In scenarios involving multiple celestial bodies, like a moon orbiting a planet that orbits a star, the gravitational potential energy is calculated considering each pair of interacting bodies. Each pair contributes to the total gravitational potential energy of the system. For the moon, there's energy associated with its interaction with the planet and the star. For the planet, there's energy associated with the star and the moon. The total energy is the sum of these individual energies. This complex interplay of gravitational forces and energies is crucial in understanding the stability and dynamics of multi-body celestial systems.

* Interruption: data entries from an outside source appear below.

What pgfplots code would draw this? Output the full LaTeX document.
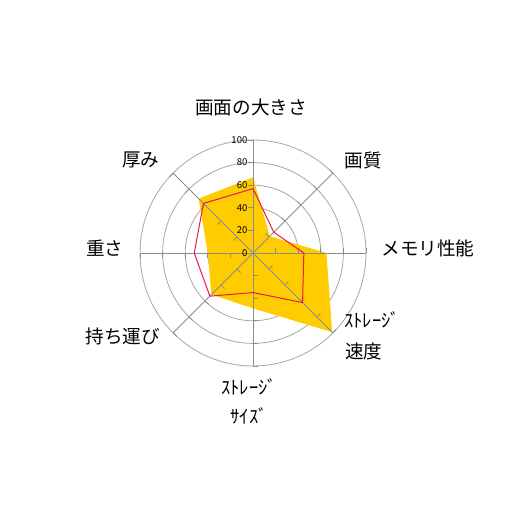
\documentclass[border=0pt]{standalone}
\usepackage{pgfplots}
\pgfplotsset{compat=1.18}
\usepgfplotslibrary{polar}
\usetikzlibrary{calc}
\usepackage{fontspec}
\setmainfont{Noto Sans CJK JP}
\definecolor{fillY}{HTML}{FFCC00}
\definecolor{lineR}{HTML}{E6194B}
\definecolor{spoke}{HTML}{8C8C8C}
\definecolor{ring}{HTML}{A6A6A6}
\newcommand\lab{\fontsize{18.6bp}{22bp}\selectfont}
\newcommand\tlab{\fontsize{9.5bp}{10bp}\selectfont}

\begin{document}
\begin{tikzpicture}
\path[use as bounding box] (0,0) rectangle (506bp,506bp);
\begin{polaraxis}[
  at={(253bp,253bp)}, anchor=center,
  scale only axis, width=226bp, height=226bp,
  xmin=0, xmax=360, ymin=0, ymax=100,
  xtick=\empty, ytick={40,60,80}, yticklabels={,,},
  major tick length=0pt,
  ymajorgrids, major grid style={ring, line width=0.8bp},
  axis line style={ring, line width=0.8bp},
  clip=false,
]
% series 1 (filled)
\addplot[draw=none, fill=fillY] coordinates {
  (90,67) (45,21) (0,65) (315,99) (270,49) (225,52) (180,40) (135,68) (90,67)};

% spokes and their ticks
\pgfplotsinvokeforeach{0,45,90,135,180,225,270,315}{
  \draw[spoke, line width=0.8bp] (axis cs:0,0) -- (axis cs:#1,100);
  \foreach \r in {20,40,60,80,100}{
    \edef\temp{\noexpand\draw[spoke, line width=0.8bp] (axis cs:#1,\r) -- ++({#1+90}:5bp);}
    \temp
  }
}

% series 2 (line)
\addplot[lineR, line width=1bp] coordinates {
  (90,57) (45,26) (0,45) (315,62) (270,35) (225,54) (180,52) (135,62) (90,57)};

% radial tick labels
\pgfplotsinvokeforeach{0,20,40,60,80,100}{
  \node[anchor=east, inner sep=0pt, font=\tlab, xshift=-5.5bp] at (axis cs:90,#1) {#1};
}

% category labels
\node[font=\lab, inner sep=0pt] at ($(axis cs:0,0)+(-2bp,146bp)$) {画面の大きさ};
\node[font=\lab, inner sep=0pt] at ($(axis cs:0,0)+(110bp,93bp)$) {画質};
\node[font=\lab, inner sep=0pt] at ($(axis cs:0,0)+(175bp,5bp)$) {メモリ性能};
\node[font=\lab, inner sep=0pt, anchor=west] at ($(axis cs:0,0)+(91bp,-67bp)$) {ｽﾄﾚｰｼﾞ};
\node[font=\lab, inner sep=0pt, anchor=west] at ($(axis cs:0,0)+(92bp,-98bp)$) {速度};
\node[font=\lab, inner sep=0pt] at ($(axis cs:0,0)+(-4bp,-134bp)$) {ｽﾄﾚｰｼﾞ};
\node[font=\lab, inner sep=0pt] at ($(axis cs:0,0)+(-4bp,-163bp)$) {ｻｲｽﾞ};
\node[font=\lab, inner sep=0pt] at ($(axis cs:0,0)+(-130bp,-83bp)$) {持ち運び};
\node[font=\lab, inner sep=0pt] at ($(axis cs:0,0)+(-148bp,5bp)$) {重さ};
\node[font=\lab, inner sep=0pt] at ($(axis cs:0,0)+(-112bp,93bp)$) {厚み};
\end{polaraxis}
\end{tikzpicture}
\end{document}
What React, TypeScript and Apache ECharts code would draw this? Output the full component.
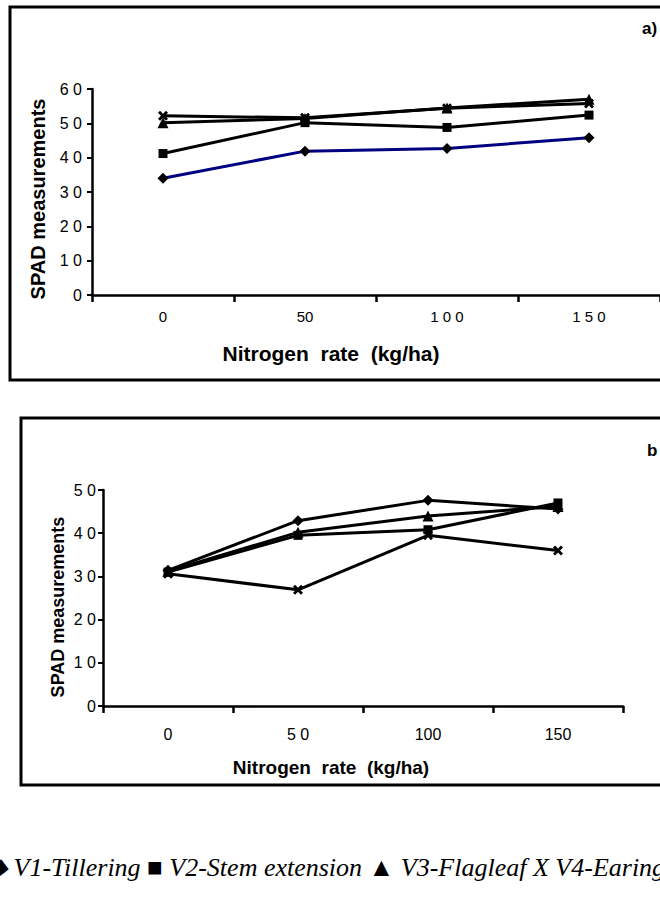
import React, { useEffect, useRef } from "react";
import * as echarts from "echarts";

const categories = ["0", "50", "100", "150"];
const xLabelsA = ["0", "50", "1 0 0", "1 5 0"];
const xLabelsB = ["0", "5 0", "100", "150"];
const yLabelsA = ["0", "1 0", "2 0", "3 0", "4 0", "5 0", "6 0"];
const yLabelsB = ["0", "1 0", "2 0", "3 0", "4 0", "5 0"];

const seriesNames = ["V1-Tillering", "V2-Stem extension", "V3-Flagleaf", "V4-Earing"];

// Panel a
const a_V1 = [34.0, 41.9, 42.7, 45.8];
const a_V2 = [41.2, 50.2, 48.8, 52.4];
const a_V3 = [50.2, 51.4, 54.5, 57.0];
const a_V4 = [52.2, 51.6, 54.4, 55.8];

// Panel b
const b_V1 = [31.4, 42.9, 47.6, 45.6];
const b_V2 = [31.0, 39.5, 40.8, 47.0];
const b_V3 = [31.2, 40.2, 44.0, 46.2];
const b_V4 = [30.6, 26.9, 39.5, 36.0];

const X_SYMBOL =
  "path://M0,2 L2,0 L5,3 L8,0 L10,2 L7,5 L10,8 L8,10 L5,7 L2,10 L0,8 L3,5 Z";
const symbols = ["diamond", "rect", "triangle", X_SYMBOL];
const symbolSizes = [11, 9, 11, 10];

export default function App() {
  const ref = useRef<HTMLDivElement>(null);
  useEffect(() => {
    if (!ref.current) return;
    const chart = echarts.init(ref.current, null, { renderer: "svg" });
    const sans = "Liberation Sans, Arial, sans-serif";
    const mkX = (gi: number, labels: string[], margin: number, size: number) => ({
      type: "category",
      gridIndex: gi,
      data: categories,
      boundaryGap: true,
      axisLine: { show: true, lineStyle: { color: "#000", width: 2.5 } },
      axisTick: { show: true, length: 7, lineStyle: { color: "#000", width: 2.5 } },
      axisLabel: {
        color: "#000",
        fontFamily: sans,
        fontSize: size,
        margin,
        formatter: (_v: string, i: number) => labels[i],
      },
      splitLine: { show: false },
    });
    const mkY = (gi: number, max: number, labels: string[], margin: number) => ({
      type: "value",
      gridIndex: gi,
      min: 0,
      max,
      interval: 10,
      axisLine: { show: true, lineStyle: { color: "#000", width: 2.5 } },
      axisTick: { show: true, length: 5, lineStyle: { color: "#000", width: 2 } },
      axisLabel: {
        color: "#000",
        fontFamily: sans,
        fontSize: 16,
        margin,
        formatter: (v: number) => labels[Math.round(v / 10)],
      },
      splitLine: { show: false },
    });
    const mkSeries = (gi: number, datasets: number[][], colors: string[]) =>
      datasets.map((d, i) => ({
        name: seriesNames[i],
        type: "line",
        xAxisIndex: gi,
        yAxisIndex: gi,
        data: d,
        symbol: symbols[i],
        symbolSize: symbolSizes[i],
        showAllSymbol: true,
        lineStyle: { color: colors[i], width: 3 },
        itemStyle: { color: "#000", borderColor: "#000", borderWidth: 0 },
        z: 3 + i,
      }));

    chart.setOption({
      animation: false,
      backgroundColor: "#fff",
      grid: [
        { left: 92, top: 89, width: 568, height: 206 },
        { left: 103, top: 490, width: 520, height: 216 },
      ],
      xAxis: [mkX(0, xLabelsA, 14, 15), mkX(1, xLabelsB, 20, 16)],
      yAxis: [mkY(0, 60, yLabelsA, 10), mkY(1, 50, yLabelsB, 7)],
      series: [
        ...mkSeries(0, [a_V1, a_V2, a_V3, a_V4], ["#000080", "#000", "#000", "#000"]),
        ...mkSeries(1, [b_V1, b_V2, b_V3, b_V4], ["#000", "#000", "#000", "#000"]),
      ],
      graphic: [
        {
          type: "rect",
          shape: { x: 10, y: 7, width: 720, height: 373 },
          style: { fill: "none", stroke: "#000", lineWidth: 3 },
          z: 1,
        },
        {
          type: "rect",
          shape: { x: 21, y: 418, width: 720, height: 367 },
          style: { fill: "none", stroke: "#000", lineWidth: 3 },
          z: 1,
        },
        {
          type: "text",
          x: 642,
          y: 28,
          style: {
            text: "a)",
            font: "bold 17px Liberation Sans",
            fill: "#000",
            verticalAlign: "middle",
          },
        },
        {
          type: "text",
          x: 647,
          y: 450,
          style: {
            text: "b",
            font: "bold 17px Liberation Sans",
            fill: "#000",
            verticalAlign: "middle",
          },
        },
        {
          type: "text",
          x: 38,
          y: 199,
          rotation: Math.PI / 2,
          style: {
            text: "SPAD measurements",
            font: "bold 20px Liberation Sans",
            fill: "#000",
            align: "center",
            verticalAlign: "middle",
          },
        },
        {
          type: "text",
          x: 58,
          y: 607,
          rotation: Math.PI / 2,
          style: {
            text: "SPAD measurements",
            font: "bold 18px Liberation Sans",
            fill: "#000",
            align: "center",
            verticalAlign: "middle",
          },
        },
        {
          type: "text",
          x: 331,
          y: 353,
          style: {
            text: "Nitrogen  rate  (kg/ha)",
            font: "bold 21px Liberation Sans Narrow, Liberation Sans",
            fill: "#000",
            align: "center",
            verticalAlign: "middle",
          },
        },
        {
          type: "text",
          x: 331,
          y: 767,
          style: {
            text: "Nitrogen  rate  (kg/ha)",
            font: "bold 19px Liberation Sans Narrow, Liberation Sans",
            fill: "#000",
            align: "center",
            verticalAlign: "middle",
          },
        },
        {
          type: "text",
          x: -13,
          y: 867,
          style: {
            text: "◆ V1-Tillering ■ V2-Stem extension ▲ V3-Flagleaf X V4-Earing",
            font: "italic 26px Liberation Serif",
            fill: "#000",
            verticalAlign: "middle",
          },
        },
      ],
    });
    return () => chart.dispose();
  }, []);
  return (
    <div
      ref={ref}
      style={{ position: "fixed", left: 0, top: 0, width: 660, height: 904, background: "#fff" }}
    />
  );
}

The concept of gravitational potential energy is profoundly illustrated by black holes. These cosmic entities possess immense mass concentrated in a small volume, leading to extraordinarily high gravitational forces. Objects near a black hole have significantly large (more negative) gravitational potential energy due to the intense gravitational pull. The energy becomes infinitely negative as one approaches the event horizon, indicating an infinite amount of work is needed to "pull" the object back from this point. It underscores the idea that anything crossing the event horizon requires infinite energy to escape, thus getting inevitably drawn into the black hole.